If we spend disproportionate resources for material goods that we have already deemed excessive, we then succumb to the demands of a capitalistic society.
From this perspective, minimalism is an individual search for moderation and life balance, turning the need for collecting into the preference for experiences. Many minimalists redirect their consumption towards spending in travel, theater, concerts, and other non-material things. This “reorientation” of personal choices is confirmed by Dopierala’s article in that “money is still spent, but it is allocated for other types of goods than strictly material ones: travel, tourism, art, which in principle is aimed at providing equally high quality and valuable experiences from the perspective of self-realization of the individual. (Dopierala, 2017). To surrender belongings can be seen as losing something, rather than achieving a new way of living. In a nutshell, we focus on doing, not being. According to recent research (Cassano, 2015), the value of experiences over possessions result in longer-lasting happiness. Experiences create less clutter since physical belongings ultimately take up limited space. Experiences also result in greater mindfulness, as we are more likely to keep us present in the moment.
This mindfulness strengthens our need for self-nurturing, which leads to the reduction of stress and allowing for more autonomy, another principle of minimalism. As we focus on experiences rather than possessions, we can turn towards the future versus the past: “Minimalism shifts our focus to the present moment. We identify what we need and want in our homes and our lives TODAY. Not what we needed last year. And not what we might need next year. Instead, keeping only what we will actually will use and love today (Russell, 2017). The consumer market tells us repeatedly that the next big purchase will make us happy and content. We are brainwashed by marketing and advertisements that we are not good enough. When we hear these statements repeatedly, we start to believe them. It is the classic carrot on a stick routine. By redefining what materials goods are important to us today, minimalism can help eliminate these distractions. We then become aware of the choices we make, and why we are making them.

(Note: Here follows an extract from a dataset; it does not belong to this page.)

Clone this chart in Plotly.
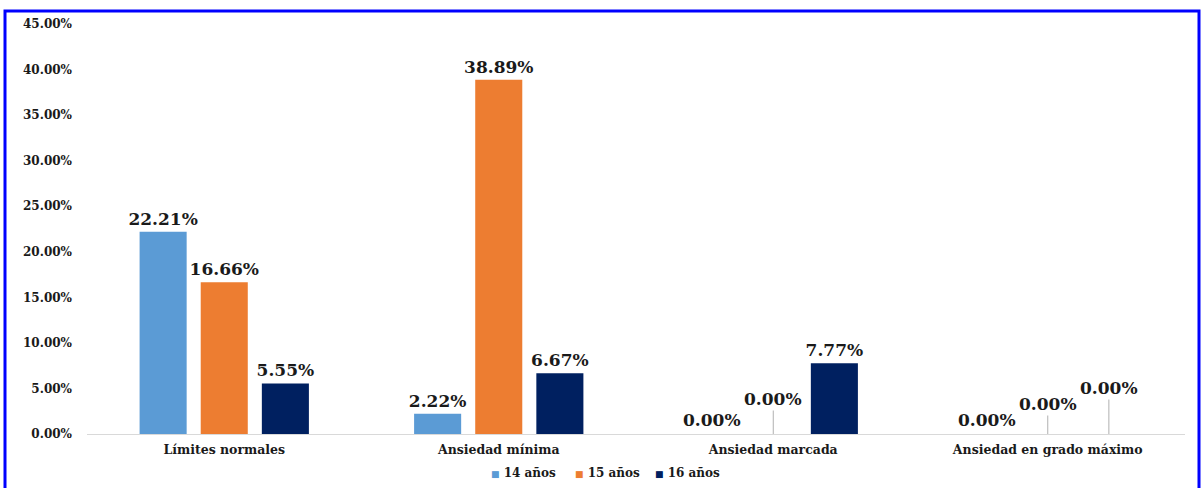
import plotly.graph_objects as go

# Chart data
categories = ["Límites normales", "Ansiedad mínima", "Ansiedad marcada", "Ansiedad en grado máximo"]
series_names = ["14 años", "15 años", "16 años"]
values_14 = [22.21, 2.22, 0.00, 0.00]
values_15 = [16.66, 38.89, 0.00, 0.00]
values_16 = [5.55, 6.67, 7.77, 0.00]
y_ticks = [0, 5, 10, 15, 20, 25, 30, 35, 40, 45]
y_tick_labels = [f"{v:.2f}%" for v in y_ticks]

colors = ["#5B9BD5", "#ED7D31", "#002060"]
series_values = [values_14, values_15, values_16]

W, H = 1204, 488
M_L, M_R, M_T, M_B = 87, 19, 24, 54
BARGAP = 0.332
plot_h = H - M_T - M_B
plot_w = W - M_L - M_R

label_font = dict(family="DejaVu Serif", size=17, color="#1a1a1a", weight="bold")
tick_font = dict(family="DejaVu Serif", size=12.5, color="#1a1a1a", weight="bold")
legend_font = dict(family="DejaVu Serif", size=12, color="#1a1a1a", weight="bold")

fig = go.Figure()
for name, vals, col in zip(series_names, series_values, colors):
    fig.add_trace(go.Bar(
        x=categories, y=vals, name=name, marker=dict(color=col, line=dict(width=0)),
        text=[f"{v:.2f}%" if v > 0 else "" for v in vals],
        textposition="outside", textfont=label_font, cliponaxis=False,
        constraintext="none", showlegend=False,
    ))

# zero-value labels, some lifted with a leader line
slot = (1 - BARGAP) / len(series_names)
lift = {(2, 1): -35, (3, 1): -30, (3, 2): -46}
for si, vals in enumerate(series_values):
    for ci, v in enumerate(vals):
        if v != 0:
            continue
        xpos = ci + (si - 1) * slot
        key = (ci, si)
        if key in lift:
            fig.add_annotation(
                x=xpos, y=v, xref="x", yref="y", text=f"{v:.2f}%",
                showarrow=True, arrowhead=0, arrowwidth=1, arrowcolor="#b0b0b0",
                ax=0, ay=lift[key], font=label_font, standoff=0,
            )
        else:
            fig.add_annotation(
                x=xpos, y=v, xref="x", yref="y", text=f"{v:.2f}%",
                showarrow=False, yanchor="bottom", yshift=2, font=label_font,
            )

# legend row below the axis: small coloured square + series name
legend_left_px = [489, 573, 653]
legend_y = -(473 - (H - M_B)) / plot_h
for name, col, px in zip(series_names, colors, legend_left_px):
    fig.add_annotation(
        xref="paper", yref="paper", x=(px - M_L) / plot_w, y=legend_y,
        xanchor="left", yanchor="middle", showarrow=False,
        text=f'<span style="color:{col};font-size:9px">■</span> {name}',
        font=legend_font,
    )

# blue frame around the chart
fig.add_shape(
    type="rect", xref="paper", yref="paper",
    x0=(5 - M_L) / plot_w, x1=(1199 - M_L) / plot_w,
    y0=-(H + 20 - (H - M_B)) / plot_h, y1=1 + (M_T - 11) / plot_h,
    line=dict(color="#0000FF", width=3), layer="above",
)

fig.update_layout(
    width=W, height=H,
    margin=dict(l=M_L, r=M_R, t=M_T, b=M_B, autoexpand=False),
    paper_bgcolor="white", plot_bgcolor="white",
    barmode="group", bargap=BARGAP, bargroupgap=0.23,
    showlegend=False,
    xaxis=dict(
        showgrid=False, showline=True, linecolor="#d9d9d9", linewidth=1,
        ticks="", tickfont=tick_font, ticklabelstandoff=4,
    ),
    yaxis=dict(
        range=[0, 45], tickmode="array", tickvals=y_ticks, ticktext=y_tick_labels,
        showgrid=False, zeroline=False, showline=False,
        tickfont=dict(family="DejaVu Serif", size=12, color="#1a1a1a", weight="bold"),
        ticklabelstandoff=14,
    ),
)

fig.write_html("out.html")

Whether one chooses a minimalistic lifestyle for clarity of mind and better health, more freedom and less stress, added self-confidence and greater purpose, or less spending with less consumption, we know that minimalism is a tool in pursuit of a goal. Minimalism itself is not important. What is important is the emphasis on living a full life and the actions that create happiness. Material possessions can get in the way of the capacity to connect with the things that are most important. The real significance in minimalism is in reconnecting with what living well means for you. Figure out what you love, keep those belongings, and throw away the rest.